Friday, June 14, 2002

On the day that I was to move north to take a job in little Hungtington, IN I turned on the radio. Paul Harvey was on and the tale he was telling was of men coming to to a motel in Huntington and leaving awhile later with less of their body. It made me do a double take and for a second I almost turned the car around to head back to Florida were such an issue might only happen in the shark invested waters. Anyway Nancy Nall recounts the tale on her web page today:

Fort Wayne is hardly ever ahead of the curve, but I think we may find ourselves there on the admittedly puzzling issue of voluntary castration, which has the world scratching its head over the latest public case of same.
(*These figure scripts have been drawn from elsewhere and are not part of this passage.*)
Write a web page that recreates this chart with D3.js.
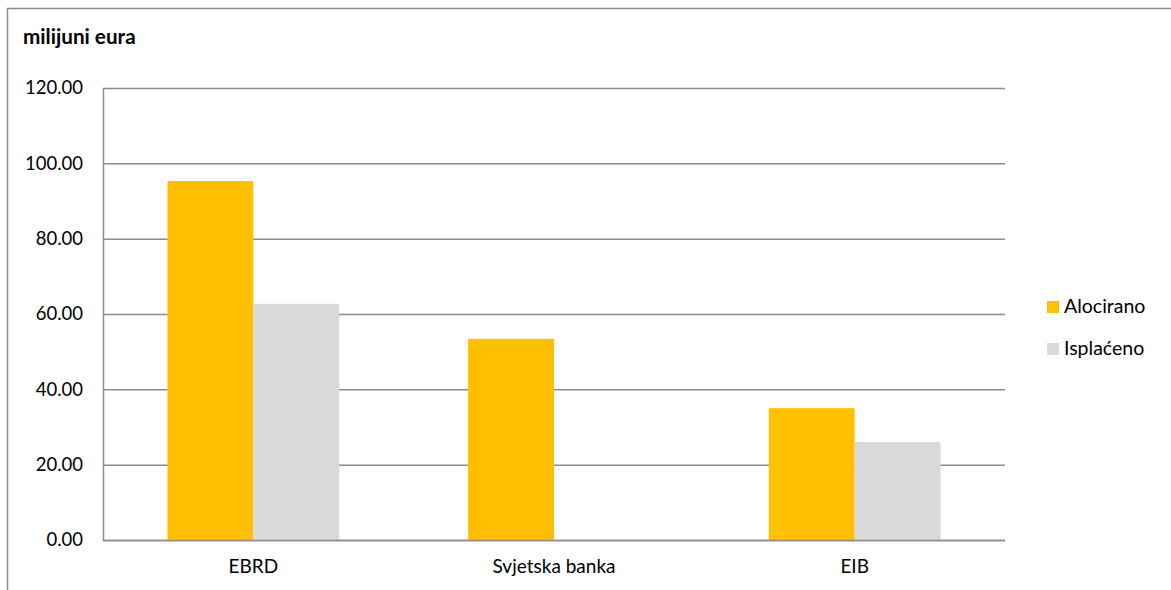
<!DOCTYPE html>
<html><head><meta charset="utf-8">
<script src="https://cdn.jsdelivr.net/npm/d3@7"></script>
<style>body{margin:0;background:#fff}svg{display:block;font-family:Lato,"Open Sans",sans-serif}</style>
</head><body><svg id="c" width="1171" height="590"></svg>
<script>
const categories = ["EBRD", "Svjetska banka", "EIB"];
const seriesNames = ["Alocirano", "Isplaćeno"];
const alocirano = [95.3, 53.4, 35.0];
const isplaceno = [62.7, 0, 26.0];
const yTicks = [0, 20, 40, 60, 80, 100, 120];
const colors = ["#FFC000", "#D9D9D9"];

const svg = d3.select("#c");
const m = {l:103, r:1005, t:88, b:540};
// outer frame (left + top)
svg.append("path").attr("d","M7.5,590 V8.5 H1171").attr("fill","none").attr("stroke","#8c8c8c").attr("stroke-width",1.5);

const y = d3.scaleLinear().domain([0,120]).range([m.b,m.t]);
const x = d3.scaleBand().domain(categories).range([m.l,m.r]);
const xs = d3.scaleBand().domain(seriesNames).range([0,x.bandwidth()]).paddingInner(0).paddingOuter(0.75);

// gridlines
svg.append("g").selectAll("line").data(yTicks).join("line")
  .attr("x1",m.l).attr("x2",m.r).attr("y1",d=>y(d)+0.5).attr("y2",d=>y(d)+0.5)
  .attr("stroke","#8c8c8c").attr("stroke-width",1.5);

const data = categories.map((c,i)=>({c, vals:[alocirano[i], isplaceno[i]]}));
const g = svg.append("g");
data.forEach(d=>{
  d.vals.forEach((v,j)=>{
    if(v<=0) return;
    g.append("rect").attr("x",x(d.c)+xs(seriesNames[j])).attr("width",xs.bandwidth())
      .attr("y",y(v)).attr("height",y(0)-y(v)).attr("fill",colors[j]);
  });
});
// axis lines
svg.append("line").attr("x1",m.l+0.5).attr("x2",m.l+0.5).attr("y1",m.t).attr("y2",m.b+1).attr("stroke","#8c8c8c").attr("stroke-width",1.5);
svg.append("line").attr("x1",m.l).attr("x2",m.r).attr("y1",m.b+0.5).attr("y2",m.b+0.5).attr("stroke","#8c8c8c").attr("stroke-width",1.5);

// y tick labels
const yAxis = d3.axisLeft(y).tickValues(yTicks).tickFormat(d3.format(".2f")).tickSize(0).tickPadding(0);
const ya = svg.append("g").attr("transform",`translate(${m.l-20},0)`).call(yAxis);
ya.select(".domain").remove();
ya.selectAll("text").attr("font-size",18.5).attr("fill","#000").attr("font-family","Lato,'Open Sans',sans-serif");

// x labels
const xAxis = d3.axisBottom(x).tickSize(0).tickPadding(0);
const xa = svg.append("g").attr("transform",`translate(0,${m.b+19})`).call(xAxis);
xa.select(".domain").remove();
xa.selectAll("text").attr("font-size",19).attr("fill","#000").attr("font-family","Lato,'Open Sans',sans-serif");

// title
svg.append("text").attr("x",23).attr("y",44).attr("font-size",20.7).attr("font-weight","bold").text("milijuni eura");

// legend
const lg = svg.append("g").attr("transform","translate(1047,301)");
seriesNames.forEach((s,i)=>{
  lg.append("rect").attr("x",0).attr("y",i*42).attr("width",12).attr("height",12).attr("fill",colors[i]);
  lg.append("text").attr("x",17).attr("y",i*42+12).attr("font-size",19.5).text(s);
});
</script></body></html>
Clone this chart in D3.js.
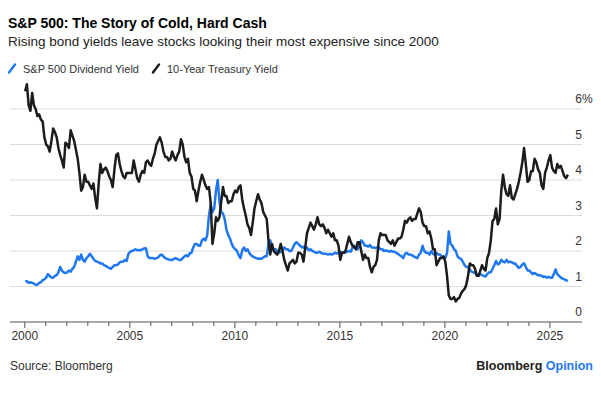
<!DOCTYPE html>
<html>
<head>
<meta charset="utf-8">
<script src="https://cdn.jsdelivr.net/npm/d3@7"></script>
<style>
  body { margin: 0; background: #fff; }
  svg { display: block; font-family: "Liberation Sans", Arial, sans-serif; }
</style>
</head>
<body>
<svg id="chart" width="601" height="399"></svg>
<script>
// monthly values, first point = Jan 2000
var startYear = 2000;

// 10-year Treasury yield (%)
var treasuryYield = [
  6.5, 6.7, 6.1, 5.95, 6.45, 6.1, 6.0, 5.8, 5.85, 5.7, 5.65, 5.2,
  5.0, 4.95, 4.8, 5.1, 5.45, 5.35, 5.2, 4.9, 4.7, 4.55, 4.35, 5.05,
  5.0, 4.9, 5.4, 5.25, 5.1, 4.85, 4.6, 4.2, 3.7, 3.8, 4.15, 3.95,
  3.95, 3.85, 3.75, 3.9, 3.5, 3.2, 3.9, 4.45, 4.2, 4.3, 4.35, 4.25,
  4.1, 4.0, 3.8, 4.3, 4.7, 4.75, 4.45, 4.25, 4.1, 4.05, 4.2, 4.2,
  4.2, 4.2, 4.55, 4.3, 4.05, 3.95, 4.15, 4.25, 4.2, 4.5, 4.55, 4.45,
  4.4, 4.6, 4.75, 5.0, 5.1, 5.2, 5.05, 4.8, 4.65, 4.65, 4.55, 4.6,
  4.8, 4.65, 4.55, 4.7, 4.8, 5.15, 5.0, 4.65, 4.5, 4.6, 4.2, 4.1,
  3.75, 3.7, 3.4, 3.7, 3.95, 4.15, 4.0, 3.85, 3.75, 3.8, 3.35, 2.2,
  2.5, 2.95, 2.85, 2.95, 3.4, 3.8, 3.55, 3.55, 3.35, 3.4, 3.4, 3.6,
  3.7, 3.65, 3.8, 3.85, 3.45, 3.2, 3.0, 2.75, 2.65, 2.45, 2.8, 3.2,
  3.4, 3.6, 3.45, 3.35, 3.1, 3.0, 2.9, 2.3, 1.9, 2.2, 2.0, 1.95,
  1.9, 2.0, 2.2, 2.0, 1.75, 1.6, 1.45, 1.65, 1.7, 1.75, 1.65, 1.7,
  1.95, 1.95, 1.9, 1.7, 2.1, 2.5, 2.65, 2.8, 2.7, 2.6, 2.75, 2.95,
  2.75, 2.7, 2.75, 2.65, 2.5, 2.6, 2.5, 2.4, 2.5, 2.3, 2.3, 2.15,
  1.75, 1.95, 1.95, 2.0, 2.2, 2.4, 2.25, 2.15, 2.1, 2.05, 2.25, 2.25,
  2.0, 1.75, 1.9, 1.8, 1.8, 1.55, 1.4, 1.55, 1.6, 1.75, 2.3, 2.5,
  2.45, 2.45, 2.45, 2.3, 2.25, 2.2, 2.3, 2.15, 2.25, 2.35, 2.35, 2.4,
  2.6, 2.85, 2.8, 2.9, 2.95, 2.85, 2.9, 2.9, 3.05, 3.2, 3.1, 2.8,
  2.7, 2.7, 2.5, 2.55, 2.35, 2.05, 2.05, 1.6, 1.7, 1.8, 1.8, 1.85,
  1.7, 1.3, 0.75, 0.65, 0.65, 0.7, 0.58, 0.65, 0.68, 0.8, 0.88, 0.93,
  1.05, 1.3, 1.65, 1.6, 1.6, 1.5, 1.3, 1.3, 1.45, 1.6, 1.5, 1.45,
  1.8, 1.95, 2.3, 2.85, 2.9, 3.2, 2.75, 2.9, 3.7, 4.15, 3.8, 3.6,
  3.55, 3.85, 3.5, 3.45, 3.6, 3.75, 3.95, 4.2, 4.5, 4.9, 4.45, 3.95,
  4.0, 4.25, 4.25, 4.6, 4.5, 4.3, 4.2, 3.85, 3.75, 4.2, 4.35, 4.55,
  4.7, 4.35, 4.25, 4.2, 4.45, 4.35, 4.4, 4.25, 4.1, 4.05, 4.15
];

// S&P 500 dividend yield (%)
var dividendYield = [
  1.15, 1.15, 1.1, 1.12, 1.1, 1.08, 1.05, 1.05, 1.1, 1.12, 1.18, 1.2,
  1.25, 1.35, 1.3, 1.25, 1.25, 1.3, 1.32, 1.4, 1.55, 1.45, 1.4, 1.38,
  1.4, 1.45, 1.42, 1.5, 1.55, 1.7, 1.85, 1.75, 1.9, 1.75, 1.7, 1.8,
  1.85, 1.92, 1.85, 1.78, 1.72, 1.7, 1.68, 1.65, 1.65, 1.6, 1.58, 1.55,
  1.52, 1.5, 1.55, 1.6, 1.6, 1.62, 1.68, 1.7, 1.7, 1.75, 1.72, 1.92,
  1.98, 2.0, 2.02, 2.05, 2.02, 2.03, 2.02, 2.05, 2.07, 2.08, 1.85, 1.8,
  1.8, 1.8, 1.78, 1.8, 1.82, 1.88, 1.9, 1.85, 1.8, 1.78, 1.76, 1.75,
  1.75, 1.78, 1.8, 1.77, 1.75, 1.75, 1.8, 1.85, 1.88, 1.85, 1.93, 1.95,
  2.1, 2.2, 2.2, 2.15, 2.15, 2.3, 2.35, 2.3, 2.45, 3.0, 3.3, 3.1,
  3.2, 3.7, 4.0, 3.4, 3.1, 3.05, 2.9, 2.6, 2.45, 2.35, 2.2, 2.1,
  2.05, 2.0, 1.88, 1.8, 2.02, 2.1, 2.0, 2.05, 1.95, 1.88, 1.85, 1.82,
  1.8, 1.78, 1.79, 1.78, 1.82, 1.85, 1.85, 2.2, 2.3, 2.1, 2.05, 2.05,
  2.0, 1.95, 1.98, 2.0, 2.1, 2.05, 2.05, 2.0, 2.0, 2.1, 2.2, 2.25,
  2.2, 2.15, 2.1, 2.12, 2.05, 2.1, 2.02, 2.05, 2.0, 1.98, 1.95, 1.95,
  1.98, 1.95, 1.93, 1.92, 1.92, 1.9, 1.92, 1.9, 1.92, 1.95, 1.93, 1.95,
  1.98, 1.95, 1.96, 1.96, 1.98, 2.0, 1.98, 2.1, 2.15, 2.05, 2.05, 2.15,
  2.3, 2.25, 2.15, 2.15, 2.12, 2.17, 2.1, 2.1, 2.08, 2.1, 2.1, 2.05,
  2.05, 2.0, 2.02, 2.0, 1.98, 2.0, 1.98, 1.98, 1.95, 1.92, 1.88, 1.85,
  1.8, 1.92, 1.95, 1.9, 1.9, 1.88, 1.85, 1.82, 1.8, 1.9, 1.95, 2.15,
  2.0, 1.95, 1.95, 1.9, 2.0, 1.92, 1.9, 1.95, 1.9, 1.9, 1.85, 1.82,
  1.8, 1.95, 2.55, 2.2, 2.15, 2.05, 2.0, 1.85, 1.8, 1.78, 1.7, 1.6,
  1.55, 1.55, 1.48, 1.42, 1.4, 1.38, 1.33, 1.32, 1.35, 1.32, 1.3, 1.28,
  1.35, 1.4, 1.4, 1.5, 1.6, 1.72, 1.62, 1.65, 1.75, 1.7, 1.68, 1.75,
  1.68, 1.7, 1.68, 1.65, 1.65, 1.58, 1.52, 1.55, 1.62, 1.65, 1.55, 1.45,
  1.45, 1.4, 1.35, 1.38, 1.35, 1.32, 1.32, 1.3, 1.27, 1.28, 1.25, 1.27,
  1.25, 1.25, 1.35, 1.48, 1.35, 1.3, 1.25, 1.22, 1.2, 1.18, 1.15
];

var yTicks = [0, 1, 2, 3, 4, 5, 6];
var xLabelYears = [2000, 2005, 2010, 2015, 2020, 2025];

var BLUE = "#1f78f0";
var BLACK = "#1c1c1c";

var svg = d3.select("#chart");

// titles
svg.append("text").attr("x", 8).attr("y", 28)
    .attr("font-size", 14).attr("font-weight", "bold").attr("fill", "#000")
    .text("S&P 500: The Story of Cold, Hard Cash");
svg.append("text").attr("x", 8).attr("y", 46)
    .attr("font-size", 13.5).attr("fill", "#222")
    .text("Rising bond yields leave stocks looking their most expensive since 2000");

// legend
var legend = [
    { name: "S&P 500 Dividend Yield", color: BLUE, x: 8 },
    { name: "10-Year Treasury Yield", color: BLACK, x: 152 }
];
legend.forEach(function (l) {
    svg.append("line")
        .attr("x1", l.x + 1).attr("y1", 72.5).attr("x2", l.x + 7).attr("y2", 64.5)
        .attr("stroke", l.color).attr("stroke-width", 2.4).attr("stroke-linecap", "round");
    svg.append("text").attr("x", l.x + 15).attr("y", 72.5)
        .attr("font-size", 11).attr("fill", "#333").text(l.name);
});

var x = d3.scaleLinear().domain([1999.32, 2026.55]).range([10, 582]);
var y = d3.scaleLinear().domain([0, 6]).range([322, 109]);

// gridlines
svg.append("g").selectAll("line")
    .data(yTicks.filter(function (d) { return d > 0; }))
    .join("line")
    .attr("x1", 10).attr("x2", 582)
    .attr("y1", function (d) { return y(d); }).attr("y2", function (d) { return y(d); })
    .attr("stroke", "#dcdcdc").attr("stroke-width", 1.2);

// y labels (sit above the gridline, right aligned)
svg.append("g").selectAll("text")
    .data(yTicks)
    .join("text")
    .attr("x", 582).attr("y", function (d) { return y(d) - 6; })
    .attr("text-anchor", "end")
    .attr("font-size", 12).attr("fill", "#333")
    .text(function (d) { return d; });
svg.append("text").attr("x", 582).attr("y", y(6) - 6)
    .attr("font-size", 12).attr("fill", "#333").text("%");

// x axis
var xAxis = d3.axisBottom(x)
    .tickValues(d3.range(2000, 2026))
    .tickSize(4)
    .tickFormat(function (d) { return xLabelYears.indexOf(d) >= 0 ? d : ""; });
var gx = svg.append("g").attr("transform", "translate(0,322)").call(xAxis);
gx.select(".domain").remove();
gx.append("line").attr("x1", 10).attr("x2", 582).attr("stroke", "#555").attr("stroke-width", 1.2);
gx.selectAll(".tick line").attr("stroke", "#555")
    .attr("y2", function (d) { return xLabelYears.indexOf(d) >= 0 ? 6 : 4; });
gx.selectAll(".tick text").attr("font-size", 12).attr("fill", "#333")
    .attr("font-family", "Liberation Sans, Arial, sans-serif").attr("dy", "0.9em");

// lines
function monthPos(i) { return startYear + (i + 0.5) / 12; }
var line = d3.line()
    .x(function (d, i) { return x(monthPos(i)); })
    .y(function (d) { return y(d); });

svg.append("path").datum(dividendYield)
    .attr("d", line).attr("fill", "none")
    .attr("stroke", BLUE).attr("stroke-width", 2.5).attr("stroke-linejoin", "round");
svg.append("path").datum(treasuryYield)
    .attr("d", line).attr("fill", "none")
    .attr("stroke", BLACK).attr("stroke-width", 2.5).attr("stroke-linejoin", "round");

// footer
svg.append("text").attr("x", 10).attr("y", 370)
    .attr("font-size", 12).attr("fill", "#333").text("Source: Bloomberg");
var brand = svg.append("text").attr("x", 593).attr("y", 370)
    .attr("text-anchor", "end").attr("font-size", 12.5).attr("font-weight", "bold");
brand.append("tspan").attr("fill", "#222").text("Bloomberg ");
brand.append("tspan").attr("fill", BLUE).text("Opinion");
</script>
</body>
</html>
Regular readers, and residents of some duration in northeast Indiana, will recall the case of Edward Bodkin, aka "Odd Bodkin," a Huntington man who invited the amazement and disgust of the world when his own discount gelding service was busted a few years ago. (Alex reports the amusing news that the arrest, and subsequent media coverage, did serve the useful purpose of delaying Dan Quayle's entry into the presidential race by a few weeks, as his planned announcement in his family values-lovin' hometown would have clashed unattractively with a story about a freaky weirdo clippin' gentlemen callers in that very same town.) These stories just can't help but satisfy, as they inevitably contain such a wealth of amusing/stomach-turning detail. Odd Bodkin kept his bounty in jars all around his kitchen; the latest case, involving a Taiwanese man operating in the Detroit area, also featured gruesome preservation of the jewels, this time in the refrigerator.